## Exercise aim
The listing below should be printed exactly, every line of it. Skip the pictures.

## Information shown
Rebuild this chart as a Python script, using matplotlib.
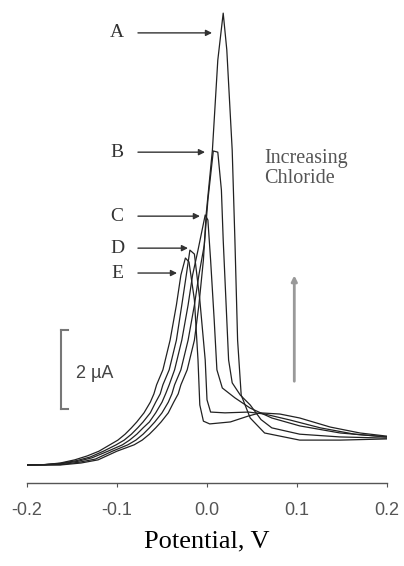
import numpy as np
import matplotlib
matplotlib.use("Agg")
import matplotlib.pyplot as plt

# potential (V) and current (uA), curves A..E
vA = [-0.200, -0.180, -0.163, -0.140, -0.121, -0.100, -0.081, -0.072, -0.064, -0.057, -0.051, -0.043,
      -0.037, -0.032, -0.029, -0.022, -0.014, -0.009, -0.004, -0.001, 0.006, 0.012, 0.018, 0.022,
      0.028, 0.031, 0.034, 0.038, 0.048, 0.064, 0.103, 0.148, 0.200]
iA = [0.00, 0.00, 0.00, 0.05, 0.13, 0.35, 0.51, 0.63, 0.78, 0.94, 1.09, 1.32,
      1.59, 1.80, 2.03, 2.41, 3.16, 4.05, 5.19, 6.33, 7.97, 10.25, 11.44, 10.51,
      7.97, 5.70, 3.16, 1.77, 1.19, 0.81, 0.63, 0.63, 0.66]

vB = [-0.200, -0.180, -0.163, -0.142, -0.124, -0.105, -0.088, -0.079, -0.071, -0.064, -0.058, -0.050,
      -0.043, -0.039, -0.036, -0.029, -0.021, -0.014, -0.009, -0.003, 0.001, 0.007, 0.012, 0.016,
      0.018, 0.021, 0.024, 0.028, 0.037, 0.048, 0.060, 0.072, 0.103, 0.148, 0.200]
iB = [0.00, 0.00, 0.01, 0.07, 0.15, 0.35, 0.51, 0.63, 0.78, 0.94, 1.09, 1.32,
      1.59, 1.80, 2.03, 2.41, 3.16, 4.05, 4.81, 5.57, 6.71, 7.95, 7.92, 6.96,
      5.70, 4.18, 2.66, 2.08, 1.77, 1.52, 1.15, 0.94, 0.78, 0.71, 0.68]

vC = [-0.200, -0.180, -0.163, -0.144, -0.128, -0.110, -0.094, -0.086, -0.078, -0.071, -0.064, -0.057,
      -0.050, -0.046, -0.042, -0.036, -0.028, -0.021, -0.016, -0.010, -0.002, 0.001, 0.004, 0.008,
      0.011, 0.017, 0.031, 0.048, 0.072, 0.103, 0.148, 0.200]
iC = [0.00, 0.01, 0.03, 0.09, 0.18, 0.35, 0.51, 0.63, 0.78, 0.94, 1.09, 1.32,
      1.59, 1.80, 2.03, 2.41, 3.16, 4.05, 4.81, 5.44, 6.33, 6.20, 5.19, 3.67,
      2.41, 1.95, 1.70, 1.44, 1.19, 0.99, 0.81, 0.71]

vD = [-0.200, -0.180, -0.163, -0.145, -0.130, -0.115, -0.101, -0.092, -0.084, -0.077, -0.071, -0.063,
      -0.057, -0.052, -0.049, -0.042, -0.034, -0.028, -0.023, -0.019, -0.014, -0.008, -0.002, 0.000,
      0.004, 0.020, 0.046, 0.064, 0.092, 0.126, 0.164, 0.200]
iD = [0.00, 0.01, 0.04, 0.11, 0.20, 0.35, 0.51, 0.63, 0.78, 0.94, 1.09, 1.32,
      1.59, 1.80, 2.03, 2.41, 3.16, 4.05, 4.81, 5.44, 5.34, 4.18, 2.66, 1.65,
      1.34, 1.32, 1.34, 1.29, 1.14, 0.94, 0.78, 0.71]

vE = [-0.200, -0.180, -0.163, -0.147, -0.133, -0.120, -0.108, -0.099, -0.091, -0.084, -0.078, -0.070,
      -0.063, -0.059, -0.056, -0.049, -0.041, -0.034, -0.029, -0.024, -0.020, -0.014, -0.010, -0.008,
      -0.004, 0.003, 0.026, 0.046, 0.059, 0.081, 0.103, 0.137, 0.170, 0.200]
iE = [0.00, 0.01, 0.05, 0.13, 0.23, 0.35, 0.51, 0.63, 0.78, 0.94, 1.09, 1.32,
      1.59, 1.80, 2.03, 2.41, 3.16, 4.05, 4.81, 5.24, 5.14, 4.18, 2.66, 1.52,
      1.11, 1.04, 1.09, 1.24, 1.32, 1.29, 1.19, 0.96, 0.81, 0.73]

labels = ['A', 'B', 'C', 'D', 'E']
label_y = [10.94, 7.92, 6.30, 5.49, 4.86]
label_tip = [0.0056, -0.0022, -0.0078, -0.0211, -0.0333]

xticks = [-0.2, -0.1, 0.0, 0.1, 0.2]
xticklabels = ['-0.2', '-0.1', '0.0', '0.1', '0.2']

W, H = 404, 566
fig = plt.figure(figsize=(W / 100, H / 100), dpi=100)
ax = fig.add_axes([27 / W, (H - 483) / H, 360 / W, 478 / H])

for v, i in [(vA, iA), (vB, iB), (vC, iC), (vD, iD), (vE, iE)]:
    ax.plot(v, i, color='#222222', lw=0.9)

ax.set_xlim(-0.2, 0.2)
ax.set_ylim(-0.456, 11.646)

for s in ['top', 'right', 'left']:
    ax.spines[s].set_visible(False)
ax.spines['bottom'].set_color('#555555')
ax.spines['bottom'].set_linewidth(1.0)
ax.set_yticks([])
ax.set_xticks(xticks)
ax.set_xticklabels(xticklabels, family='Liberation Sans', fontsize=13, color='#555555')
ax.tick_params(axis='x', direction='out', length=3, width=0.8, color='#555555', pad=11)
ax.set_xlabel('Potential, V', family='Liberation Serif', fontsize=19, labelpad=8)

# labels with arrows
for lab, y, tip in zip(labels, label_y, label_tip):
    ax.text(-0.100, y, lab, family='Liberation Serif', fontsize=14, color='#333333',
            ha='center', va='center')
    ax.annotate('', xy=(tip, y), xytext=(-0.0767, y),
                arrowprops=dict(arrowstyle='-|>', color='#333333', lw=1.0,
                                mutation_scale=9, shrinkA=0, shrinkB=0))

# increasing chloride arrow
ax.text(0.064, 7.5, 'Increasing\nChloride', family='Liberation Serif', fontsize=14.5,
        color='#555555', ha='left', va='center', linespacing=1.1)
ax.annotate('', xy=(0.097, 4.8), xytext=(0.097, 2.12),
            arrowprops=dict(arrowstyle='-|>', color='#999999', lw=2.0,
                            mutation_scale=8, shrinkA=0, shrinkB=0))

# 2 uA scale bar
sb_x, sb_y0 = -0.162, 1.42
ax.plot([sb_x, sb_x], [sb_y0, sb_y0 + 2], color='#777777', lw=1.5)
ax.plot([sb_x, sb_x + 0.008], [sb_y0, sb_y0], color='#777777', lw=1.5)
ax.plot([sb_x, sb_x + 0.008], [sb_y0 + 2, sb_y0 + 2], color='#777777', lw=1.5)
ax.text(-0.146, 2.32, '2 \u00b5A', family='Liberation Sans', fontsize=13,
        color='#444444', ha='left', va='center')

fig.savefig('out.png', dpi=100)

## Result
Rebuild this chart as a Python script, using matplotlib.
import numpy as np
import matplotlib
matplotlib.use("Agg")
import matplotlib.pyplot as plt

# potential (V) and current (uA), curves A..E
vA = [-0.200, -0.180, -0.163, -0.140, -0.121, -0.100, -0.081, -0.072, -0.064, -0.057, -0.051, -0.043,
      -0.037, -0.032, -0.029, -0.022, -0.014, -0.009, -0.004, -0.001, 0.006, 0.012, 0.018, 0.022,
      0.028, 0.031, 0.034, 0.038, 0.048, 0.064, 0.103, 0.148, 0.200]
iA = [0.00, 0.00, 0.00, 0.05, 0.13, 0.35, 0.51, 0.63, 0.78, 0.94, 1.09, 1.32,
      1.59, 1.80, 2.03, 2.41, 3.16, 4.05, 5.19, 6.33, 7.97, 10.25, 11.44, 10.51,
      7.97, 5.70, 3.16, 1.77, 1.19, 0.81, 0.63, 0.63, 0.66]

vB = [-0.200, -0.180, -0.163, -0.142, -0.124, -0.105, -0.088, -0.079, -0.071, -0.064, -0.058, -0.050,
      -0.043, -0.039, -0.036, -0.029, -0.021, -0.014, -0.009, -0.003, 0.001, 0.007, 0.012, 0.016,
      0.018, 0.021, 0.024, 0.028, 0.037, 0.048, 0.060, 0.072, 0.103, 0.148, 0.200]
iB = [0.00, 0.00, 0.01, 0.07, 0.15, 0.35, 0.51, 0.63, 0.78, 0.94, 1.09, 1.32,
      1.59, 1.80, 2.03, 2.41, 3.16, 4.05, 4.81, 5.57, 6.71, 7.95, 7.92, 6.96,
      5.70, 4.18, 2.66, 2.08, 1.77, 1.52, 1.15, 0.94, 0.78, 0.71, 0.68]

vC = [-0.200, -0.180, -0.163, -0.144, -0.128, -0.110, -0.094, -0.086, -0.078, -0.071, -0.064, -0.057,
      -0.050, -0.046, -0.042, -0.036, -0.028, -0.021, -0.016, -0.010, -0.002, 0.001, 0.004, 0.008,
      0.011, 0.017, 0.031, 0.048, 0.072, 0.103, 0.148, 0.200]
iC = [0.00, 0.01, 0.03, 0.09, 0.18, 0.35, 0.51, 0.63, 0.78, 0.94, 1.09, 1.32,
      1.59, 1.80, 2.03, 2.41, 3.16, 4.05, 4.81, 5.44, 6.33, 6.20, 5.19, 3.67,
      2.41, 1.95, 1.70, 1.44, 1.19, 0.99, 0.81, 0.71]

vD = [-0.200, -0.180, -0.163, -0.145, -0.130, -0.115, -0.101, -0.092, -0.084, -0.077, -0.071, -0.063,
      -0.057, -0.052, -0.049, -0.042, -0.034, -0.028, -0.023, -0.019, -0.014, -0.008, -0.002, 0.000,
      0.004, 0.020, 0.046, 0.064, 0.092, 0.126, 0.164, 0.200]
iD = [0.00, 0.01, 0.04, 0.11, 0.20, 0.35, 0.51, 0.63, 0.78, 0.94, 1.09, 1.32,
      1.59, 1.80, 2.03, 2.41, 3.16, 4.05, 4.81, 5.44, 5.34, 4.18, 2.66, 1.65,
      1.34, 1.32, 1.34, 1.29, 1.14, 0.94, 0.78, 0.71]

vE = [-0.200, -0.180, -0.163, -0.147, -0.133, -0.120, -0.108, -0.099, -0.091, -0.084, -0.078, -0.070,
      -0.063, -0.059, -0.056, -0.049, -0.041, -0.034, -0.029, -0.024, -0.020, -0.014, -0.010, -0.008,
      -0.004, 0.003, 0.026, 0.046, 0.059, 0.081, 0.103, 0.137, 0.170, 0.200]
iE = [0.00, 0.01, 0.05, 0.13, 0.23, 0.35, 0.51, 0.63, 0.78, 0.94, 1.09, 1.32,
      1.59, 1.80, 2.03, 2.41, 3.16, 4.05, 4.81, 5.24, 5.14, 4.18, 2.66, 1.52,
      1.11, 1.04, 1.09, 1.24, 1.32, 1.29, 1.19, 0.96, 0.81, 0.73]

labels = ['A', 'B', 'C', 'D', 'E']
label_y = [10.94, 7.92, 6.30, 5.49, 4.86]
label_tip = [0.0056, -0.0022, -0.0078, -0.0211, -0.0333]

xticks = [-0.2, -0.1, 0.0, 0.1, 0.2]
xticklabels = ['-0.2', '-0.1', '0.0', '0.1', '0.2']

W, H = 404, 566
fig = plt.figure(figsize=(W / 100, H / 100), dpi=100)
ax = fig.add_axes([27 / W, (H - 483) / H, 360 / W, 478 / H])

for v, i in [(vA, iA), (vB, iB), (vC, iC), (vD, iD), (vE, iE)]:
    ax.plot(v, i, color='#222222', lw=0.9)

ax.set_xlim(-0.2, 0.2)
ax.set_ylim(-0.456, 11.646)

for s in ['top', 'right', 'left']:
    ax.spines[s].set_visible(False)
ax.spines['bottom'].set_color('#555555')
ax.spines['bottom'].set_linewidth(1.0)
ax.set_yticks([])
ax.set_xticks(xticks)
ax.set_xticklabels(xticklabels, family='Liberation Sans', fontsize=13, color='#555555')
ax.tick_params(axis='x', direction='out', length=3, width=0.8, color='#555555', pad=11)
ax.set_xlabel('Potential, V', family='Liberation Serif', fontsize=19, labelpad=8)

# labels with arrows
for lab, y, tip in zip(labels, label_y, label_tip):
    ax.text(-0.100, y, lab, family='Liberation Serif', fontsize=14, color='#333333',
            ha='center', va='center')
    ax.annotate('', xy=(tip, y), xytext=(-0.0767, y),
                arrowprops=dict(arrowstyle='-|>', color='#333333', lw=1.0,
                                mutation_scale=9, shrinkA=0, shrinkB=0))

# increasing chloride arrow
ax.text(0.064, 7.5, 'Increasing\nChloride', family='Liberation Serif', fontsize=14.5,
        color='#555555', ha='left', va='center', linespacing=1.1)
ax.annotate('', xy=(0.097, 4.8), xytext=(0.097, 2.12),
            arrowprops=dict(arrowstyle='-|>', color='#999999', lw=2.0,
                            mutation_scale=8, shrinkA=0, shrinkB=0))

# 2 uA scale bar
sb_x, sb_y0 = -0.162, 1.42
ax.plot([sb_x, sb_x], [sb_y0, sb_y0 + 2], color='#777777', lw=1.5)
ax.plot([sb_x, sb_x + 0.008], [sb_y0, sb_y0], color='#777777', lw=1.5)
ax.plot([sb_x, sb_x + 0.008], [sb_y0 + 2, sb_y0 + 2], color='#777777', lw=1.5)
ax.text(-0.146, 2.32, '2 \u00b5A', family='Liberation Sans', fontsize=13,
        color='#444444', ha='left', va='center')

fig.savefig('out.png', dpi=100)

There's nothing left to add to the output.